• _Requirements_:
Starting at the first line of the data, print each line verbatim up to and including the line bearing "fontweight=WT, color='black', linespacing=1.25, zorder=5)", omitting pictures.
════════════════════
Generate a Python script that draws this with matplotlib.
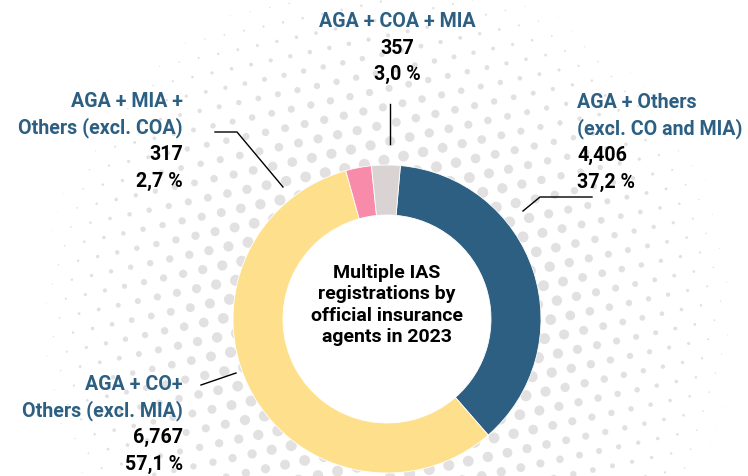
import numpy as np
import matplotlib
matplotlib.use("Agg")
import matplotlib.pyplot as plt

plt.rcParams['font.family'] = ['Roboto', 'DejaVu Sans']

# 数据
labels = ['AGA + Others\n(excl. CO and MIA)', 'AGA + CO+\nOthers (excl. MIA)',
          'AGA + MIA +\nOthers (excl. COA)', 'AGA + COA + MIA']
counts = ['4,406', '6,767', '317', '357']
shares = [37.2, 57.1, 2.7, 3.0]
colors = ['#2C5F82', '#FEE08C', '#F98BAA', '#D9D3D3']
center_title = 'Multiple IAS\nregistrations by\nofficial insurance\nagents in 2023'

W, H = 748, 477
BLUE = '#2C5F82'
FS = 14.1
WT = 'bold'

fig = plt.figure(figsize=(W / 100, H / 100), dpi=100)
ax = fig.add_axes([0, 0, 1, 1])

cx, cy = 387, H - 320  # 圆心（像素坐标，y 向上）

# 背景网点（半色调）
step = 20
g = np.arange(-30, 30)
gx, gy = np.meshgrid(g, g)
px = (gx + 0.5 * (gy % 2)) * step
py = gy * step * np.sqrt(3) / 2
ang = np.deg2rad(12)
rx = px * np.cos(ang) - py * np.sin(ang) + cx
ry = px * np.sin(ang) + py * np.cos(ang) + cy
dist = np.hypot(rx - cx, ry - cy)
diam = np.clip(11.5 * (1 - (dist - 150) / 210), 0, 11.5)
mask = (diam > 0.6) & (dist > 140)
ax.scatter(rx[mask], ry[mask], s=(diam[mask] * 0.72) ** 2, color='#E2E0E0',
           linewidths=0, zorder=0)

# 环形图
ax.pie(shares, colors=colors, startangle=85, counterclock=False,
       center=(cx, cy), radius=154, frame=True,
       wedgeprops=dict(width=50, edgecolor='white', linewidth=0.6))
ax.set_xlim(0, W)
ax.set_ylim(0, H)
ax.set_aspect('equal')
ax.axis('off')

ax.text(cx, H - 305, center_title, ha='center', va='center', fontsize=14,
        fontweight=WT, color='black', linespacing=1.25, zorder=5)


def label_block(x, y, i, ha):
    """标签：蓝色名称 + 黑色数量和百分比，y 为首行基线"""
    pct = f"{shares[i]:.1f}".replace('.', ',') + ' %'
    lines = [(t, BLUE) for t in labels[i].split('\n')]
    lines += [(counts[i], 'black'), (pct, 'black')]
    for k, (t, c) in enumerate(lines):
        ax.text(x, H - (y + 26.5 * k), t, ha=ha, va='baseline', fontsize=FS,
                fontweight=WT, color=c)


label_block(577, 108, 0, 'left')
label_block(183, 390, 1, 'right')
label_block(183, 107, 2, 'right')
label_block(397, 27, 3, 'center')

# 引线
lk = dict(color='black', linewidth=1, zorder=4)
ax.plot([390, 390], [H - 105, H - 145], **lk)
ax.plot([215, 237, 283], [H - 133, H - 133, H - 188], **lk)
ax.plot([592, 540, 523], [H - 198, H - 198, H - 212], **lk)
ax.plot([201, 236], [H - 386, H - 374], **lk)

fig.savefig('out.png', dpi=100)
════════════════════
• _In response_:
Generate a Python script that draws this with matplotlib.
import numpy as np
import matplotlib
matplotlib.use("Agg")
import matplotlib.pyplot as plt

plt.rcParams['font.family'] = ['Roboto', 'DejaVu Sans']

# 数据
labels = ['AGA + Others\n(excl. CO and MIA)', 'AGA + CO+\nOthers (excl. MIA)',
          'AGA + MIA +\nOthers (excl. COA)', 'AGA + COA + MIA']
counts = ['4,406', '6,767', '317', '357']
shares = [37.2, 57.1, 2.7, 3.0]
colors = ['#2C5F82', '#FEE08C', '#F98BAA', '#D9D3D3']
center_title = 'Multiple IAS\nregistrations by\nofficial insurance\nagents in 2023'

W, H = 748, 477
BLUE = '#2C5F82'
FS = 14.1
WT = 'bold'

fig = plt.figure(figsize=(W / 100, H / 100), dpi=100)
ax = fig.add_axes([0, 0, 1, 1])

cx, cy = 387, H - 320  # 圆心（像素坐标，y 向上）

# 背景网点（半色调）
step = 20
g = np.arange(-30, 30)
gx, gy = np.meshgrid(g, g)
px = (gx + 0.5 * (gy % 2)) * step
py = gy * step * np.sqrt(3) / 2
ang = np.deg2rad(12)
rx = px * np.cos(ang) - py * np.sin(ang) + cx
ry = px * np.sin(ang) + py * np.cos(ang) + cy
dist = np.hypot(rx - cx, ry - cy)
diam = np.clip(11.5 * (1 - (dist - 150) / 210), 0, 11.5)
mask = (diam > 0.6) & (dist > 140)
ax.scatter(rx[mask], ry[mask], s=(diam[mask] * 0.72) ** 2, color='#E2E0E0',
           linewidths=0, zorder=0)

# 环形图
ax.pie(shares, colors=colors, startangle=85, counterclock=False,
       center=(cx, cy), radius=154, frame=True,
       wedgeprops=dict(width=50, edgecolor='white', linewidth=0.6))
ax.set_xlim(0, W)
ax.set_ylim(0, H)
ax.set_aspect('equal')
ax.axis('off')

ax.text(cx, H - 305, center_title, ha='center', va='center', fontsize=14,
        fontweight=WT, color='black', linespacing=1.25, zorder=5)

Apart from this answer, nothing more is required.